If that wasn’t already enough going on during shooting, there was also an outside puppeteer who would be operating any peripheral animatronics. “In the case of The Scientist,” details Taylor, “I’ve got a puppeteer who is working the eye mechanism and the brow. And they have to be able to hear me as well, and they can talk to me. They are watching a monitor offset to the side.”

“So, there’s a lot of technicality. And of course, you need to have learned all your lines like any other actor and deliver them with the correct kind of delivery whilst navigating all this technicality.”

It wasn’t just keeping track of all the action, the technical side of things, and performing the lines, adds Taylor. It was also dealing with, in the case of The Scientist, the sheer weight of the costume he had to wear.

“The Skeksis do like a lot of costume, they’re very fanciful in what they wear. And these costumes are made as if you were wearing them as an actor. They’re very sumptuous. If it looks like it’s very plush, then it is. It’s got several layers of fabric underneath it, and the details. Obviously, it’s like wearing several layers of bed covers over yourself with another human being in there.”

“The heat in there generates very quickly,” says Taylor. “Then there’s the fact that you’ve got your arm above your head, and unless you’re a puppeteer, most human beings don’t walk around doing that in their daily life.”

Although the characters in Age of Resistance were ultimately voiced by actors such as Taron Egerton, Alicia Vikander and Mark Hamill, on set this was of course done by the puppeteers themselves, while also controlling the puppets. Taylor himself spoke lines for nine characters, with his most prominent character being The Scientist.

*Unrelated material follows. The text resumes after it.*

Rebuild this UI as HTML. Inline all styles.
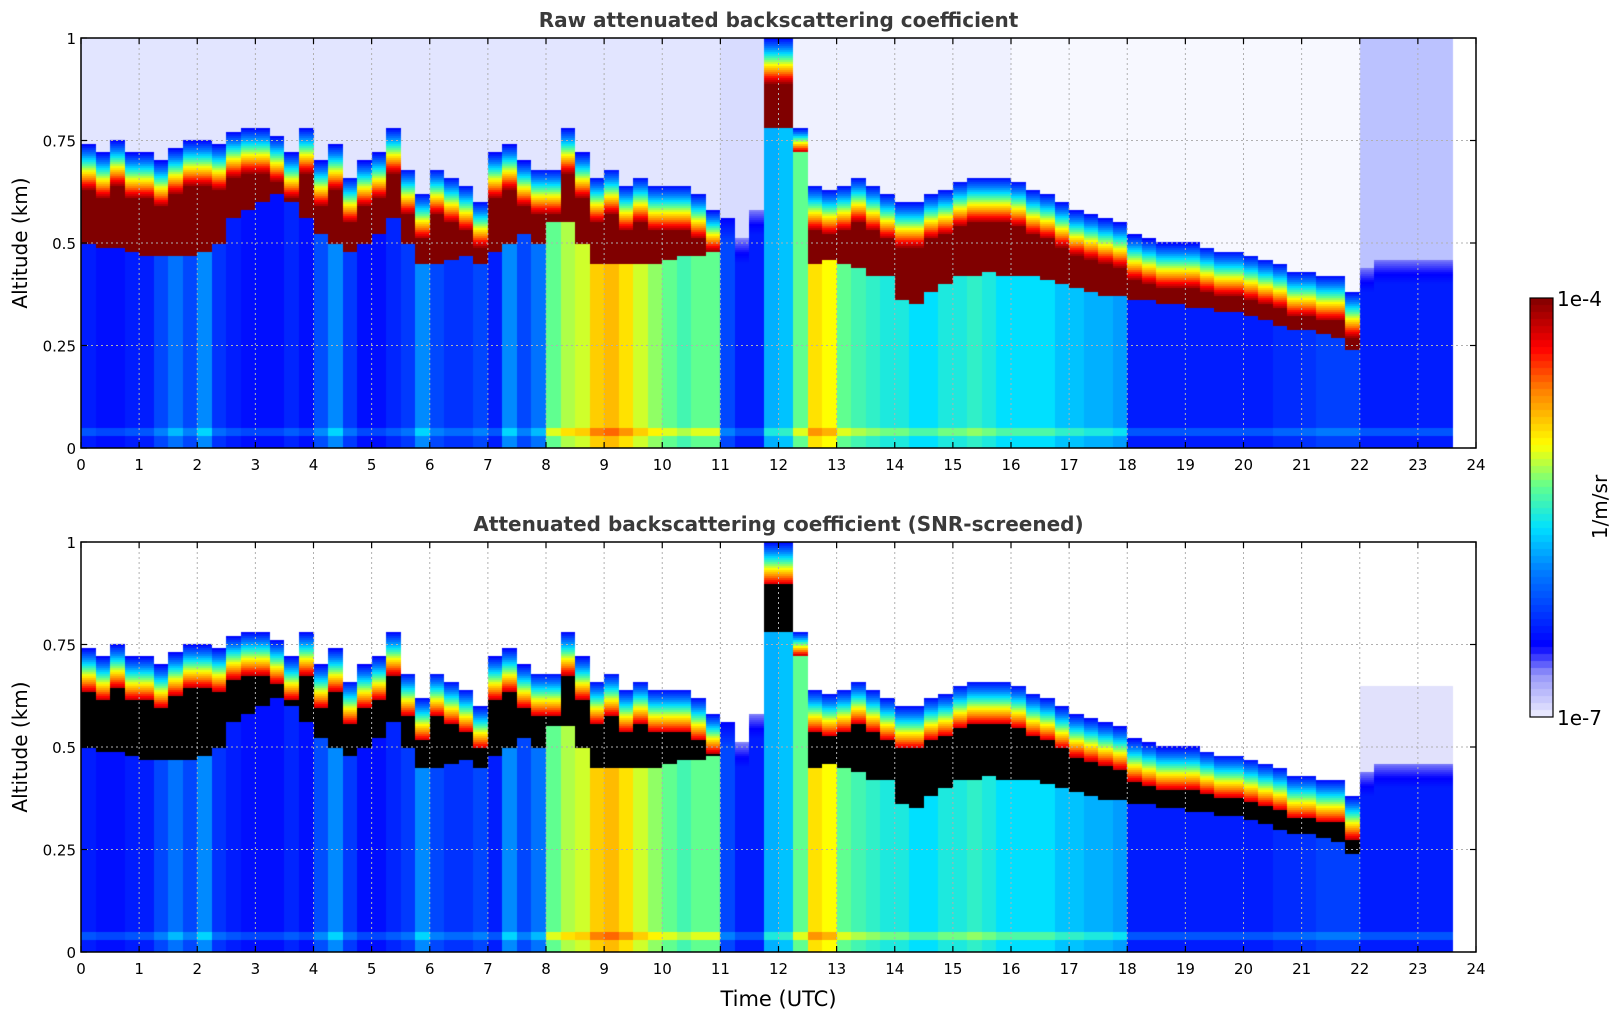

“The Scientist is a very wound up, uptight character,” notes Taylor. “I always feel that he’s kind of in middle management. He doesn’t want to be the emperor. He wants to please the emperor and yet get all the praise that’s coming from all the other Skeksis. But at the same time he recognizes he has a level of genius that maybe even the emperor doesn’t have, but you have to temper that so that he doesn’t step out of his place in their own hierarchy.”

“So as a result,” adds Taylor, “he’s got frenetic energy that he’s bottling up. He’s almost got a British tick to him and that he’s suppressing rage all the time. That gave him a snappy way of moving and that sort of energy that I always like to have with him.”

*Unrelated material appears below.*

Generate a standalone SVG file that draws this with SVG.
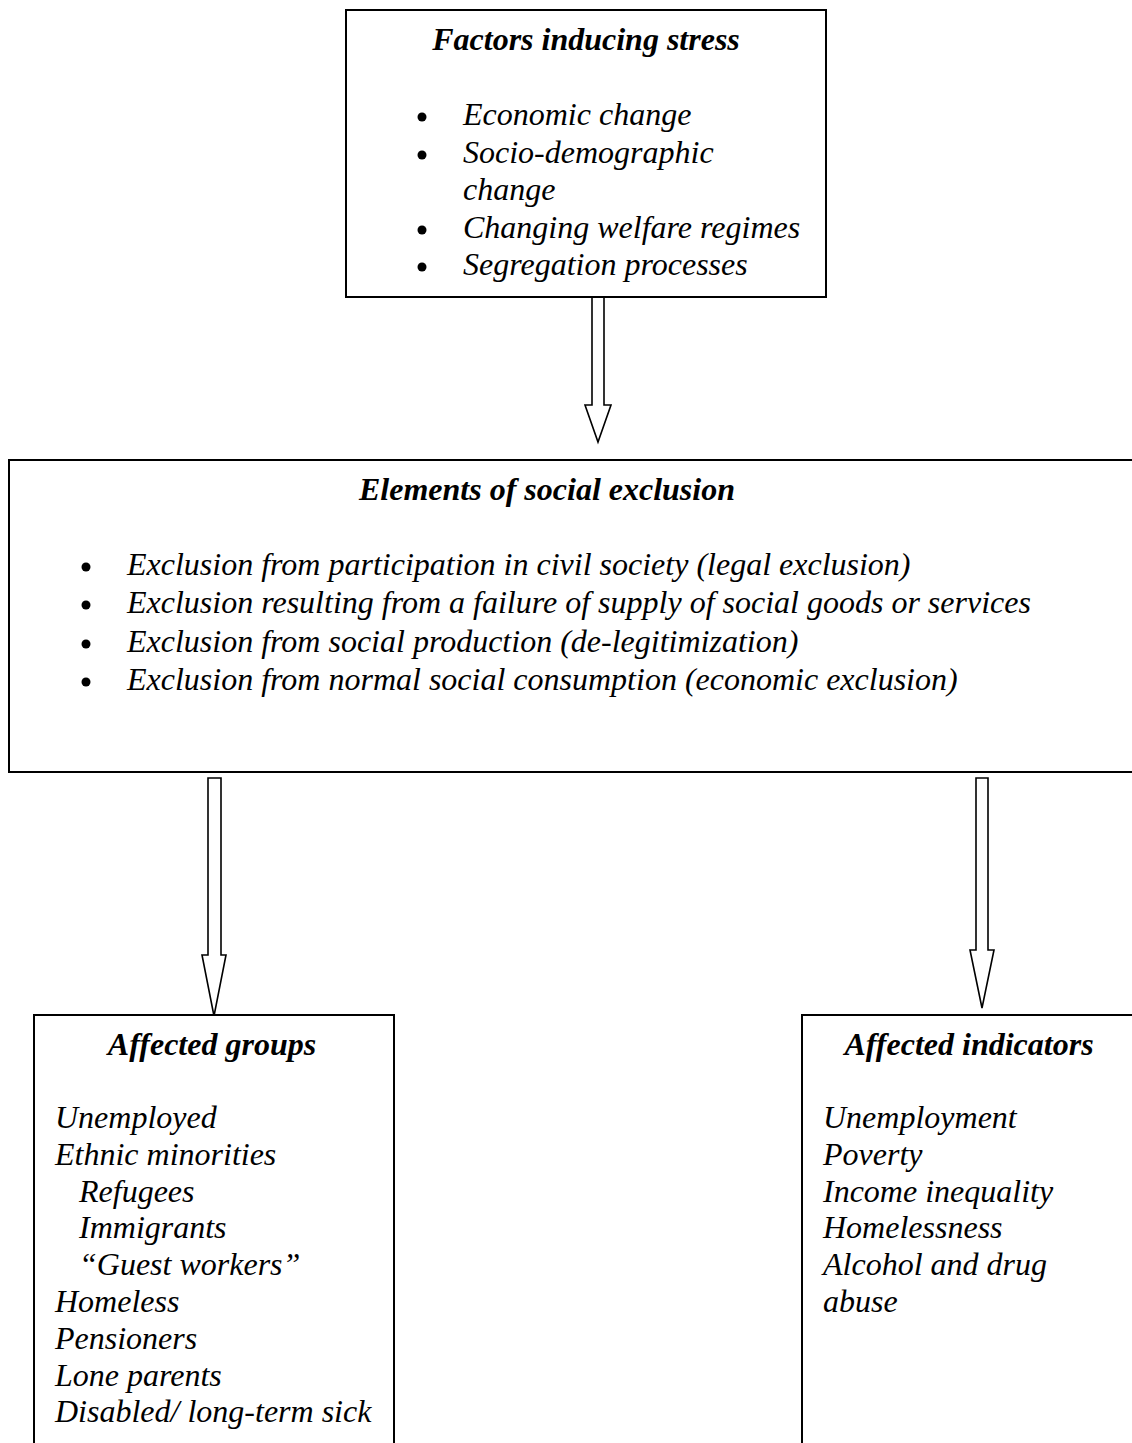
<svg xmlns="http://www.w3.org/2000/svg" width="1132" height="1443" viewBox="0 0 1132 1443">
<style>
.box{fill:#fff;stroke:#000;stroke-width:2}
.arrow{fill:#fff;stroke:#000;stroke-width:1.6;stroke-linejoin:miter}
text{font-family:"Liberation Serif","Times New Roman",serif;font-size:32px;font-style:italic;fill:#000}
.title{font-weight:bold;text-anchor:middle}
.dot{fill:#000}
</style>
<rect x="0" y="0" width="1132" height="1443" fill="#fff"/>
<g id="connectors">
<polygon class="arrow" points="592,297 604,297 604,405 611,405 598,442 585,405 592,405"/>
<polygon class="arrow" points="208,778 221,778 221,955 226,955 214,1016 202,955 208,955"/>
<polygon class="arrow" points="976,778 988,778 988,950 994,950 982,1008 970,950 976,950"/>
</g>
<g id="factors">
<rect class="box" x="346" y="10" width="480" height="287"/>
<text class="title" x="586" y="50">Factors inducing stress</text>
<circle class="dot" cx="422" cy="117" r="4.5"/>
<text x="463" y="125">Economic change</text>
<circle class="dot" cx="422" cy="155" r="4.5"/>
<text x="463" y="163">Socio-demographic</text>
<text x="463" y="200">change</text>
<circle class="dot" cx="422" cy="230" r="4.5"/>
<text x="463" y="238">Changing welfare regimes</text>
<circle class="dot" cx="422" cy="267" r="4.5"/>
<text x="463" y="275">Segregation processes</text>
</g>
<g id="elements">
<rect class="box" x="9" y="460" width="1140" height="312"/>
<text class="title" x="547" y="500">Elements of social exclusion</text>
<circle class="dot" cx="86" cy="567" r="4.5"/>
<text x="127" y="575">Exclusion from participation in civil society (legal exclusion)</text>
<circle class="dot" cx="86" cy="605" r="4.5"/>
<text x="127" y="613">Exclusion resulting from a failure of supply of social goods or services</text>
<circle class="dot" cx="86" cy="644" r="4.5"/>
<text x="127" y="652">Exclusion from social production (de-legitimization)</text>
<circle class="dot" cx="86" cy="682" r="4.5"/>
<text x="127" y="690">Exclusion from normal social consumption (economic exclusion)</text>
</g>
<g id="groups">
<rect class="box" x="34" y="1015" width="360" height="440"/>
<text class="title" x="212" y="1055">Affected groups</text>
<text x="55" y="1128">Unemployed</text>
<text x="55" y="1165">Ethnic minorities</text>
<text x="79" y="1202">Refugees</text>
<text x="79" y="1238">Immigrants</text>
<text x="79" y="1275">“Guest workers”</text>
<text x="55" y="1312">Homeless</text>
<text x="55" y="1349">Pensioners</text>
<text x="55" y="1386">Lone parents</text>
<text x="55" y="1422">Disabled/ long-term sick</text>
</g>
<g id="indicators">
<rect class="box" x="802" y="1015" width="360" height="440"/>
<text class="title" x="969" y="1055">Affected indicators</text>
<text x="823" y="1128">Unemployment</text>
<text x="823" y="1165">Poverty</text>
<text x="823" y="1202">Income inequality</text>
<text x="823" y="1238">Homelessness</text>
<text x="823" y="1275">Alcohol and drug</text>
<text x="823" y="1312">abuse</text>
</g>
</svg>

Other puppeteering challenges

As noted, Taylor performed other roles, too. For the Mystics, all the same technical set-ups as The Scientist were necessary, but this time it was performed in a squat position. As The Archer, Taylor wore vision goggles. “They’re akin to what people wear for flying drones and that kind of thing. The goggles completely enclose your eyes. And in those goggles, again, I’ve got a quad split of four shots that I’m watching.”

“Then there are times where the Mystics have four active live arms. So there’ll be three additional puppeteers around me that are attached to me whilst I’m in this squatted position bearing the weight of the whole thing. Then there was another on the remote control, peripherally.”

Gelflings in the series were puppeteered differently, simply because they are smaller in size. They were hand-puppets, so the puppeteer stood on the studio floor up against the false floor that was four feet high. “Unless we were doing any long wide shots, the Gelflings were cut off at the waist,” explains Taylor. “They have rugged arms which sometimes have mechanisms there to move the fingers, and then on some of them we would have controls to operate the facial features themselves. Other times the facial features would be controlled remotely.”

For Taylor, his Age of Resistance experience was an incredible one, and he praises the artistry at Henson and the ability afforded him to continue in an acting/puppeteer role.

“It was a great challenge as a puppeteer,” he says. “Puppetry, after all, is an expression. It’s the skillset by which we express our performance, our acting. And where would you as an actor get this ability to play such a contrast of characters, all in one show? As well as the technicality of puppetry, there’s this whole other performance side where you have to deliver a plethora of characters, and in the instance of The Dark Crystal, it’s proper drama.”